The risk that people might focus clearly on the question of how heavy a tax burden on any group can be ethically justified leads those pushing higher taxes to attempt inoculate themselves from criticism. They work to find some rich people to publicly volunteer to forego a tax cut or to pay more in taxes to support spending on their favorite government programs.
Former President Clinton is a prime example. At a Rainbow/PUSH conference in June, he complained that "We are going to put half-a-million [children] out on the street, so I can get my $80,000 [tax cut]," and in February on Larry King Live, said "I don't think that you and I should be getting a tax cut, Larry. I think they should take that money and guarantee more police and more fire protection and do this other stuff." (He also said "I think they ought to audit me and everyone in my income group every year. . . . I want to pay what I owe.")
Warren Buffet campaigned against the dividend tax cut by saying that it would "further tilt the tax scales toward the rich." Bill Gates, Sr. organized more than 1,000 American businessmen to oppose cutting inheritance taxes. At ResponsibleWealth.org, Peter Barnes (founder and former CEO of Working Assets Long Distance) says "So it makes no sense that people like me are the recipients of most of the Bush tax cuts" and Gun Denhart (founder of Hanna Andersson Corp.) says "Wealthy people like me should share in the sacrifice, not benefit while others take the hits." The website even asks those who got a tax cut to donate their savings to groups who lobby for "tax fairness."
This display of "sainthood" is designed to deflect consideration from the central issue to that of how much those involved proclaim themselves to care. And, at least as importantly, it implies that those on the other side are merely being selfish. However, no such implication can be drawn. That some will volunteer to forego lower taxes or bear higher taxes in order to support government spending to help particular groups (always prominently featuring "the poor") is perfectly consistent with others opposing a vast array of such government programs for waste and ineffectiveness, rather than out of cold-heartedness.
If a few rich people each volunteer to pay more in taxes to fund some "caring" government program, that does not mean they believe the program is effective. That would only follow if the money was privately donated to benefit the group in question, for that would show they believe in it enough to support it out of their own pockets (although if their donations were tax deductible, even such private donations do not imply the belief that the program is worth what it costs).

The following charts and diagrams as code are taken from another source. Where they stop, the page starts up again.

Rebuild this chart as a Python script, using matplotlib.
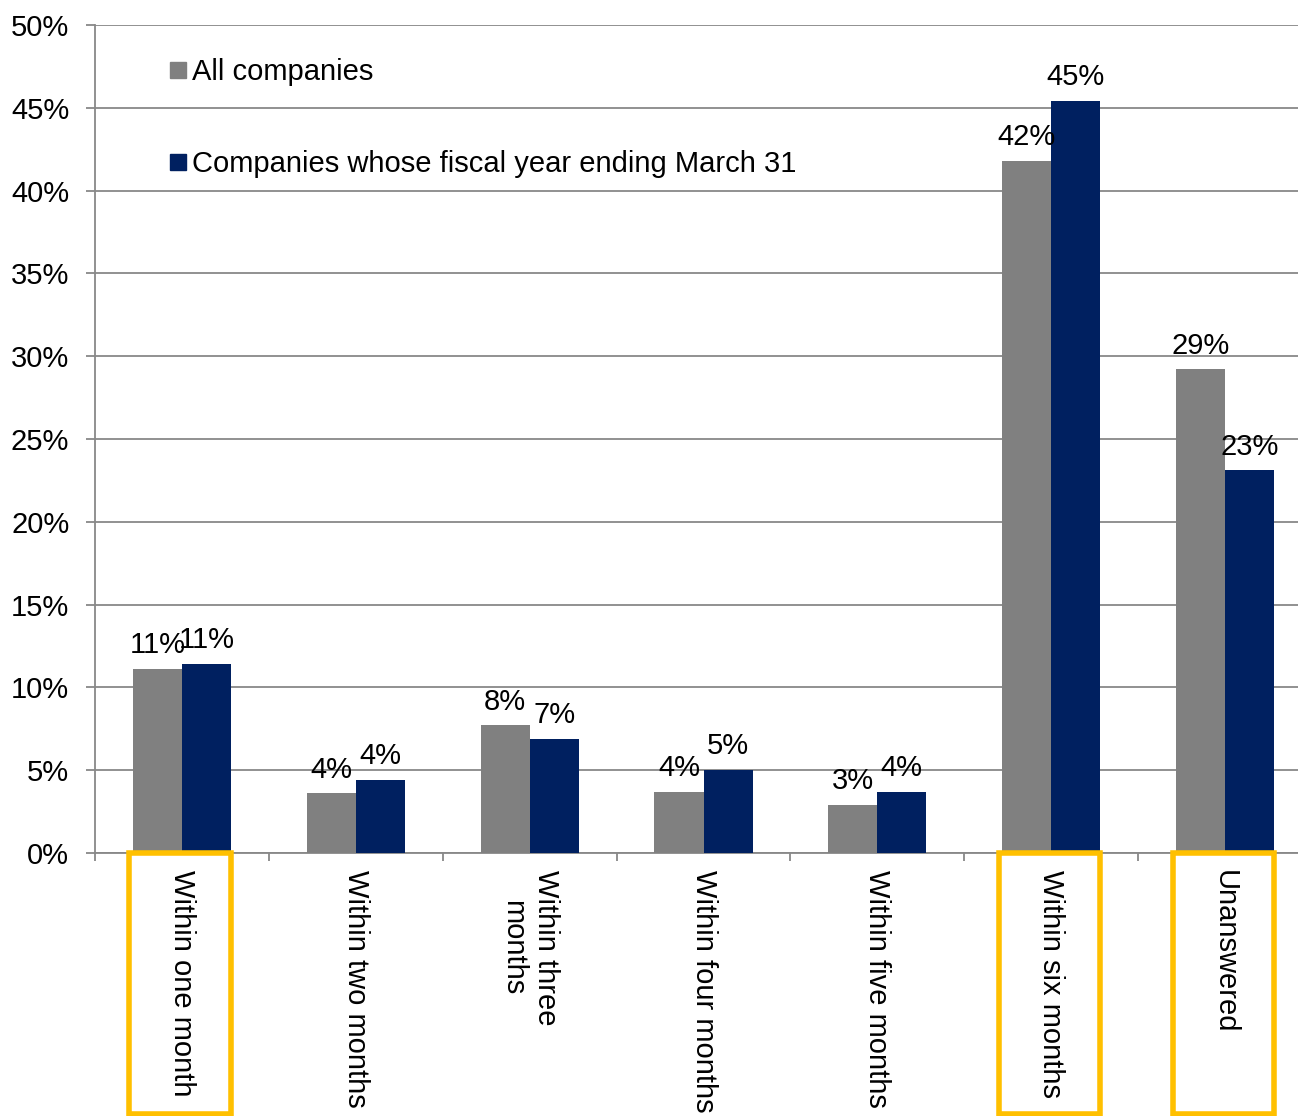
import matplotlib
matplotlib.use("Agg")
import matplotlib.pyplot as plt
import matplotlib.transforms as mtransforms
from matplotlib.patches import Rectangle
from matplotlib.lines import Line2D
import numpy as np

plt.rcParams['font.family'] = ['Liberation Sans', 'DejaVu Sans']

categories = ["Within one month", "Within two months", "Within three\nmonths",
              "Within four months", "Within five months", "Within six months", "Unanswered"]
all_companies = [11.1, 3.6, 7.7, 3.7, 2.9, 41.8, 29.2]
march_fy = [11.4, 4.4, 6.9, 5.0, 3.7, 45.4, 23.1]
highlighted = [0, 5, 6]

gray = "#808080"
navy = "#002060"
grid_c = "#888888"
fs = 21

fig = plt.figure(figsize=(12.98, 11.16), dpi=100)
# plot area runs a little past the right edge of the image
ax = fig.add_axes([95 / 1298, 1 - 853 / 1116, 1217 / 1298, (853 - 25) / 1116])

x = np.arange(len(categories))
w = 0.282
b1 = ax.bar(x - w / 2, all_companies, w, color=gray, label="All companies", zorder=3)
b2 = ax.bar(x + w / 2, march_fy, w, color=navy,
            label="Companies whose fiscal year ending March 31", zorder=3)

for bars, vals in ((b1, all_companies), (b2, march_fy)):
    for r, v in zip(bars, vals):
        ax.annotate(f"{round(v)}%", (r.get_x() + r.get_width() / 2, v),
                    xytext=(0, 7), textcoords="offset points",
                    ha="center", va="bottom", fontsize=fs, zorder=4)

ax.set_xlim(-0.5, 6.5)
ax.set_ylim(0, 50)
ax.set_yticks(np.arange(0, 51, 5))
ax.set_yticklabels([f"{v}%" for v in range(0, 51, 5)], fontsize=fs)
ax.yaxis.grid(True, color=grid_c, linewidth=1.3, zorder=0)
ax.tick_params(axis="y", length=6.5, width=1.3, color=grid_c, pad=12)

ax.set_xticks(x)
ax.set_xticklabels(categories, rotation=270, fontsize=fs, va="top", ha="center")
ax.set_xticks(np.arange(-0.5, 7, 1), minor=True)
ax.tick_params(axis="x", which="major", length=0, pad=12)
ax.tick_params(axis="x", which="minor", length=6, width=1.3, color=grid_c)

for s in ("top", "right"):
    ax.spines[s].set_visible(False)
for s in ("left", "bottom"):
    ax.spines[s].set_color(grid_c)
    ax.spines[s].set_linewidth(1.3)

# yellow boxes around highlighted category labels
trans = mtransforms.blended_transform_factory(ax.transData, ax.transAxes)
for i in highlighted:
    ax.add_patch(Rectangle((i - 0.302, -0.315), 0.302 + w, 0.315,
                           transform=trans, fill=False, edgecolor="#FFC000",
                           linewidth=4, clip_on=False, zorder=5))

handles = [Line2D([], [], marker="s", linestyle="none", markersize=11,
                  markerfacecolor=c, markeredgecolor=c) for c in (gray, navy)]
ax.legend(handles, [b1.get_label(), b2.get_label()], loc="upper left",
          bbox_to_anchor=(0.062, 0.96), frameon=False, fontsize=fs,
          handlelength=0.55, handletextpad=0.2, labelspacing=2.2,
          borderpad=0, borderaxespad=0)

fig.savefig("out.png", dpi=100)
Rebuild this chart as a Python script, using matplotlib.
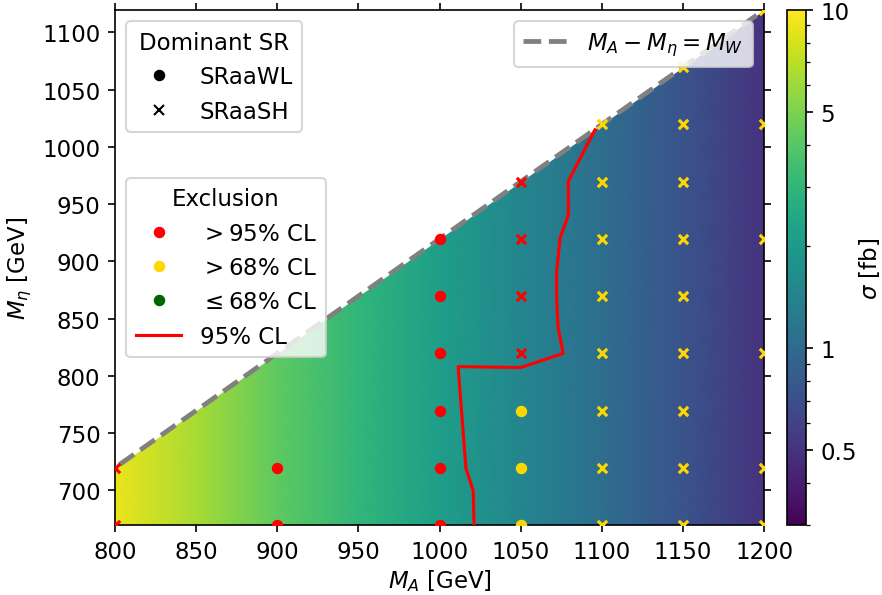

But that is far different than what they are proposing.
Rich tax volunteers are proposing to impose "coercive charity" on others, rather than being private benefactors. However much they may preen about their moral rectitude (which they can always display directly through their own independent, private giving), they are volunteering to pay only a small share of the total cost of trying to do good through the tax code. They are primarily volunteering others, who are unlikely to share their evaluation of the programs in question, to pick up the vast majority of the tab for their favorite causes.
To volunteer to pay, say, $100,000, out of a total cost that may run tens of billions of dollars, reveals very little about how much one cares or how effective a program is. When the same person is unwilling to give the same amount privately and directly, they reveal that they don't think the good done is worth the cost.
But given the low price of coercive charity to them (especially when the controversy generated gives them far more positive publicity than private giving), it only reveals a belief that at least a small amount of good will be done with the hefty spending. A program may greatly undermine the incentives of those helped (and so create even larger burdens in the future), lose huge amounts to administrative costs, waste and corruption, and seriously burden those forced to pay most of the bill, yet still garner such support from some.
Given those low standards, even honest, good-hearted tax volunteers often act more as agents to promote ineffective and even counterproductive programs than to do the good they seek. This is especially so, given that a great deal of far more effective private charity will be crowded out by the taxes imposed involuntarily on others as a result. One could be Mother Teresa, rather than Scrooge, and still not support what they propose.